Campus, News

Sakura Festival Celebrates Return to In-Person Ceremony

(Photo courtesy of Tarek Kanso/Clark College)

This year’s Sakura Festival was back in-person on April 21, and the live performers did not disappoint the audience. 

After two years of holding the Sakura Festival online, almost 100 people came out to appreciate the celebration of Japanese culture. 

Groups like the Takohachi’s Q Ensemble drum group got everyone’s attention. In only a second, the Taiko sound gave vibrance to the entire chamber.

When asked about what the festival was like during the lockdown era, Dr. Karin Edwards said, “It was strange watching talented people perform in little boxes. I like this better, I like seeing real interactions.” 

Dr. Edwards is the president of Clark. She began her tenure two years ago when she was hired into the position. Her sentiments reflected a much greater impression on attendees who were attentive throughout the event. 

Speeches, singing, dancing, martial arts and music captivated the audience during the entire event. 

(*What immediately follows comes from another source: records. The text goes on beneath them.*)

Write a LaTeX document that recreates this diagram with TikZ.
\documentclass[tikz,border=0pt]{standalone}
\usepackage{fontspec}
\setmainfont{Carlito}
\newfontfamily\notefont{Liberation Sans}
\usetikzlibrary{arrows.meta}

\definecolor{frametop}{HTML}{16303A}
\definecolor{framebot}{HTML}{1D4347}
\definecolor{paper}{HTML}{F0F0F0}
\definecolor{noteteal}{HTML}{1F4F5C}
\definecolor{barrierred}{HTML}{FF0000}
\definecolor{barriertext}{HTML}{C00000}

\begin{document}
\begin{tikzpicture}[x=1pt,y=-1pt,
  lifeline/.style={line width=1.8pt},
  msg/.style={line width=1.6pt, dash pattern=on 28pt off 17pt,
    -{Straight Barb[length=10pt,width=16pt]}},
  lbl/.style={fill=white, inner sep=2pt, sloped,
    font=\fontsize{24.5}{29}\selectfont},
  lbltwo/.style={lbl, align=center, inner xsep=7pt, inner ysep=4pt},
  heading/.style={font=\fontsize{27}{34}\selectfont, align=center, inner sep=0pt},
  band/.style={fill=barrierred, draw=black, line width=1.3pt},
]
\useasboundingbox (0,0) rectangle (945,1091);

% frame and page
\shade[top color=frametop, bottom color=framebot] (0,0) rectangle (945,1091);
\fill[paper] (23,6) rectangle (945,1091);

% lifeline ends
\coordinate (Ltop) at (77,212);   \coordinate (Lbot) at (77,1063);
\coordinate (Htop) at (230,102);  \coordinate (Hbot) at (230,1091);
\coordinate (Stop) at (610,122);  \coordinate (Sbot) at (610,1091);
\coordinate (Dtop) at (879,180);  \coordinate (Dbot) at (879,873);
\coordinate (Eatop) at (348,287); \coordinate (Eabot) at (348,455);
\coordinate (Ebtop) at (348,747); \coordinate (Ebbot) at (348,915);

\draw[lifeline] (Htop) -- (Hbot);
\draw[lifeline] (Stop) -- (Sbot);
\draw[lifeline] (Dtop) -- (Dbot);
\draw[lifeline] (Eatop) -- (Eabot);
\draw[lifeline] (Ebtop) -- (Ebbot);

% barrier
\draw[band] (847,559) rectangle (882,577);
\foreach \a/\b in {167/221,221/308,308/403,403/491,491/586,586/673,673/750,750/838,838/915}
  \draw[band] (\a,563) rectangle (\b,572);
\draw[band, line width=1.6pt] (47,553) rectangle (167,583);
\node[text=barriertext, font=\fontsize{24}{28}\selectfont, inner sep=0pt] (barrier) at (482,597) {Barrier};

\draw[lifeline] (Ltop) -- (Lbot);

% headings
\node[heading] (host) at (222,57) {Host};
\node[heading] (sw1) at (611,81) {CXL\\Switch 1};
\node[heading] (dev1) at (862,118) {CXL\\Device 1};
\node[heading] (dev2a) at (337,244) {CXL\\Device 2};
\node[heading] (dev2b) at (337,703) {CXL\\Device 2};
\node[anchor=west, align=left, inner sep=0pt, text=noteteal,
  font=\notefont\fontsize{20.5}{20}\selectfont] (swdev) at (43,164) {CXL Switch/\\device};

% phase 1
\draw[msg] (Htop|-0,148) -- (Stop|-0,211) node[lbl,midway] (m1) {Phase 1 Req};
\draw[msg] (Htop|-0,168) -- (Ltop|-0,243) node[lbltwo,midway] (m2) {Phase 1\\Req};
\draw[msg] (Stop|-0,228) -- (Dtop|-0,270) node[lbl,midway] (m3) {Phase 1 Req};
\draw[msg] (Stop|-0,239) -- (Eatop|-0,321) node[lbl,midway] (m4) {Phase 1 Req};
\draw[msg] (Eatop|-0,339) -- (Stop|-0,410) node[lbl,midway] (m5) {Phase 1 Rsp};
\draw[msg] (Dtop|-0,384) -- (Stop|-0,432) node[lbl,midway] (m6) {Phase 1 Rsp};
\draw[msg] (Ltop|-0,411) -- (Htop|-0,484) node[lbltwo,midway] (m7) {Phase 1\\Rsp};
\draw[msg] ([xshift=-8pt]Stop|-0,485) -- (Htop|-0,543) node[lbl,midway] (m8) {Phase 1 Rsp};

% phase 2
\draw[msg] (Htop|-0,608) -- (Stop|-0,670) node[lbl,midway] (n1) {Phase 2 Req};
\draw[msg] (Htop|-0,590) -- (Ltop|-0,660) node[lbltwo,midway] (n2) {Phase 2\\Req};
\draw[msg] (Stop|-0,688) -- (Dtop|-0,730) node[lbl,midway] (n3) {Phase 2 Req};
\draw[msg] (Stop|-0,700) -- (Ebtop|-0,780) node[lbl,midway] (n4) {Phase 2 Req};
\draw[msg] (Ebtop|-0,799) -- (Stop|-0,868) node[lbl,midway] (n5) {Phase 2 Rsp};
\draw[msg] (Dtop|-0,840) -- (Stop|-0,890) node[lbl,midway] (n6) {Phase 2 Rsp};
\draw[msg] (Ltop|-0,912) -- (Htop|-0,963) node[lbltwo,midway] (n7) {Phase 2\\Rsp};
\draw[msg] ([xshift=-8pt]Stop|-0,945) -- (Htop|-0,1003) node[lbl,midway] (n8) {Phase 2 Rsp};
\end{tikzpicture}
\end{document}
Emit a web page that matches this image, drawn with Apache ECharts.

“This was my first time to participate in such a big event,” said Ami Teramura, a Japanese international student. Teramura, also a performer at the festival, gave a speech during the ceremony in which she told the audience about her future in the school as a representative of the Japanese community. 

As the first days of spring approached, the cherry blossoms provided vibrance and a bright pink flair to Clark campus. For a while, it appeared the festival would not only be in person, but would be outside alongside the cherry blossom trees. 

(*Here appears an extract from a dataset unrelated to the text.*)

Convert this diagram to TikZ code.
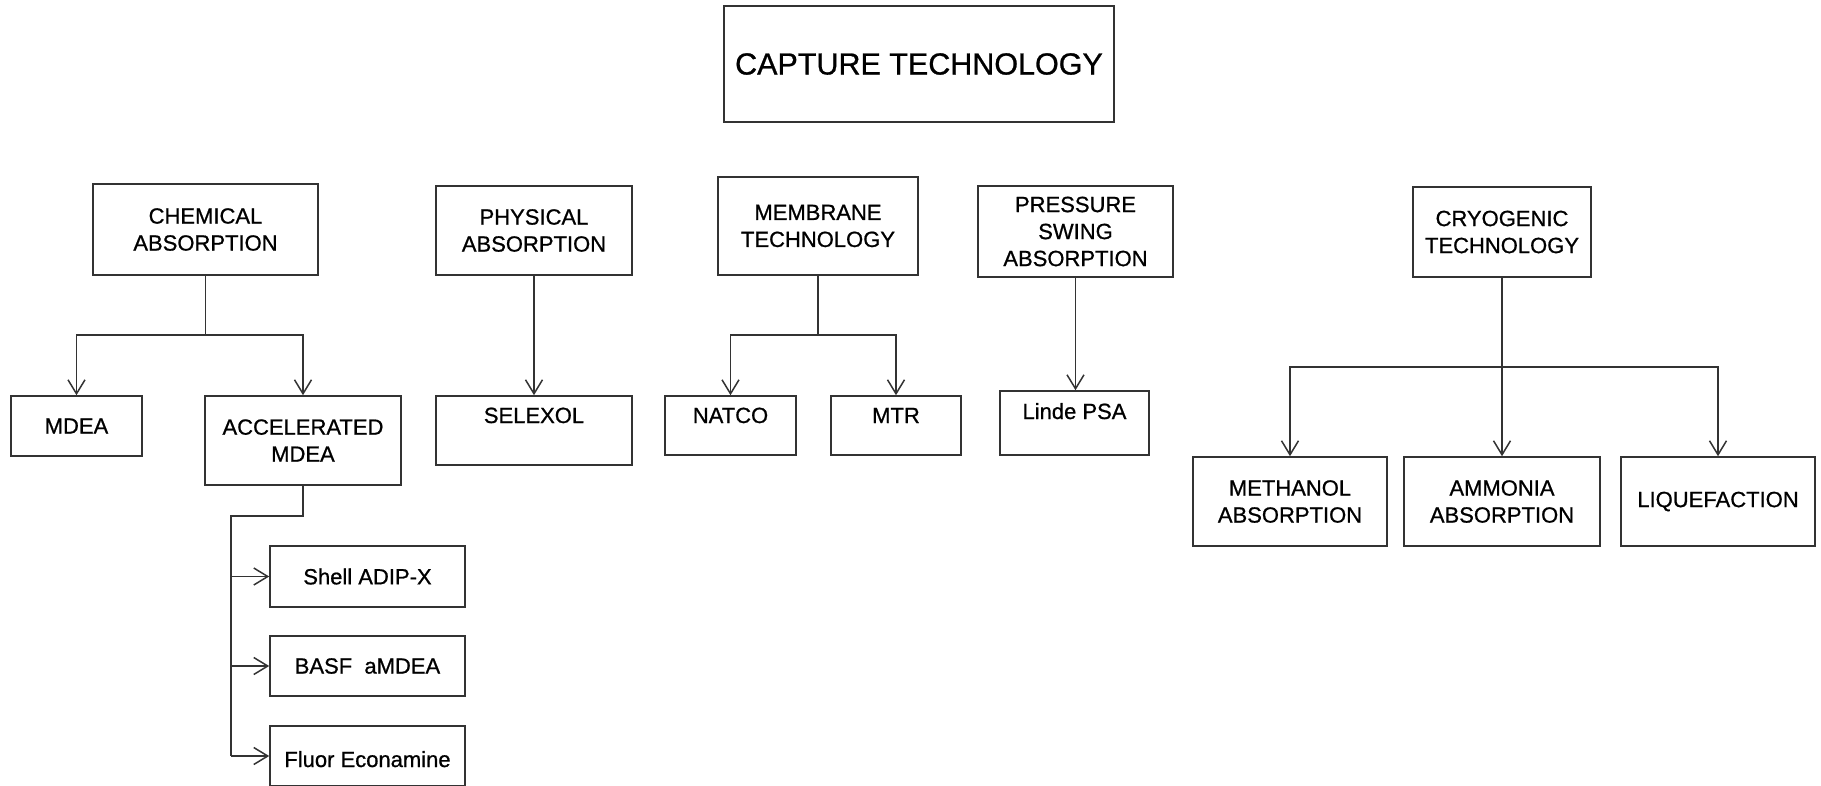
\documentclass[tikz,border=0pt]{standalone}
\usepackage{fontspec}
\setmainfont[FakeBold=0.8]{Liberation Sans}
\usetikzlibrary{arrows.meta}
\definecolor{ln}{HTML}{333333}
\tikzset{
  box/.style 2 args={draw=ln, line width=1.6pt, minimum width=#1, minimum height=#2,
     inner sep=0pt, align=center, font=\fontsize{22}{27}\selectfont},
  conn/.style={draw=ln, line width=1.5pt},
  arr/.style={conn, -{Straight Barb[length=14pt,width=17pt,line width=1.5pt]}}
}
\begin{document}
\begin{tikzpicture}[x=1pt,y=-1pt]
\useasboundingbox[fill=white] (0,0) rectangle (1821,785);

% title
\node[box={390pt}{116pt}, font=\fontsize{30.5}{36}\selectfont] (title) at (919,64) {CAPTURE TECHNOLOGY};

% top level
\node[box={225pt}{91pt}] (chem) at (205.5,229.5) {CHEMICAL\\ABSORPTION};
\node[box={196pt}{89pt}] (phys) at (534,230.5) {PHYSICAL\\ABSORPTION};
\node[box={200pt}{98pt}] (memb) at (818,226) {MEMBRANE\\TECHNOLOGY};
\node[box={195pt}{91pt}] (psa) at (1075.5,231.5) {PRESSURE\\SWING\\ABSORPTION};
\node[box={178pt}{90pt}] (cryo) at (1502,232) {CRYOGENIC\\TECHNOLOGY};

% second level
\node[box={131pt}{60pt}] (mdea) at (76.5,426) {MDEA};
\node[box={196pt}{89pt}] (accel) at (303,440.5) {ACCELERATED\\MDEA};
\node[box={196pt}{0pt}, text height=27pt, text depth=42pt] (selexol) at (534,430.5) {SELEXOL};
\node[box={131pt}{0pt}, text height=27pt, text depth=32pt] (natco) at (730.5,425.5) {NATCO};
\node[box={130pt}{0pt}, text height=27pt, text depth=32pt] (mtr) at (896,425.5) {MTR};
\node[box={149pt}{0pt}, text height=28pt, text depth=36pt] (linde) at (1074.5,423) {Linde PSA};
\node[box={194pt}{89pt}] (meth) at (1290,501.5) {METHANOL\\ABSORPTION};
\node[box={196pt}{89pt}] (ammo) at (1502,501.5) {AMMONIA\\ABSORPTION};
\node[box={194pt}{89pt}] (liq) at (1718,501.5) {LIQUEFACTION};

% third level
\node[box={195pt}{61pt}] (shell) at (367.5,576.5) {Shell ADIP-X};
\node[box={195pt}{60pt}] (basf) at (367.5,666) {BASF\ \ aMDEA};
\node[box={195pt}{0pt}, text height=41pt, text depth=19pt] (fluor) at (367.5,756) {Fluor Econamine};

% junctions
\coordinate (cj) at (205.5,335);
\coordinate (mj) at (818,335);
\coordinate (yj) at (1502,367);
\coordinate (aj1) at (303,516);
\coordinate (aj2) at (231,516);
\coordinate (aj3) at (231,756);

% connectors
\draw[conn] (chem.south) -- (cj);
\draw[arr] (cj) -| (mdea.north);
\draw[arr] (cj) -| (accel.north);

\draw[arr] (phys.south) -- (selexol.north);

\draw[conn] (memb.south) -- (mj);
\draw[arr] (mj) -| (natco.north);
\draw[arr] (mj) -| (mtr.north);

\draw[arr] (psa.south) -- (psa.south |- linde.north);

\draw[conn] (cryo.south) -- (yj);
\draw[arr] (yj) -| (meth.north);
\draw[arr] (yj) -- (yj |- ammo.north);
\draw[arr] (yj) -| (liq.north);

\draw[conn] (accel.south) -- (aj1) -- (aj2) -- (aj3);
\draw[arr] (aj2 |- shell.west) -- (shell.west);
\draw[arr] (aj2 |- basf.west) -- (basf.west);
\draw[arr] (aj3) -- (fluor.west |- aj3);
\end{tikzpicture}
\end{document}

However, this was not to be, as inclement weather pushed the ceremony indoors. But this change of plans had minimal effect on the festival atmosphere, as Clark communities and outsiders got to enjoy warm Japanese tea and freshly baked cookies before performances.

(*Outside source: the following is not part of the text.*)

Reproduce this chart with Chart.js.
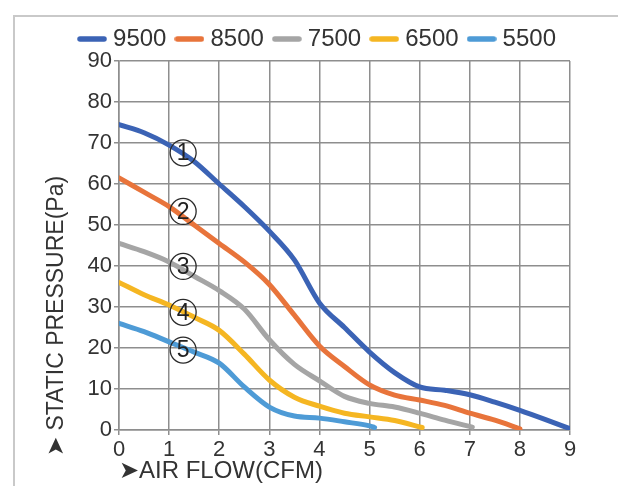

Inside Gaiser Hall were smiling faces, artful tables that represented a different aspect of Japanese culture, and a long line for delicious tea. 

The entertainment by the Clark Treble Ensemble group, Koto Performance, Taiko drums, and delightful speakers kept the atmosphere lively until the end of the event. 

“Vancouver has had a close relationship with the Japanese people for a very long time now, they actually ship new cherry trees every year,” said Vancouver Mayor Anne McEnery-Ogle during opening remarks.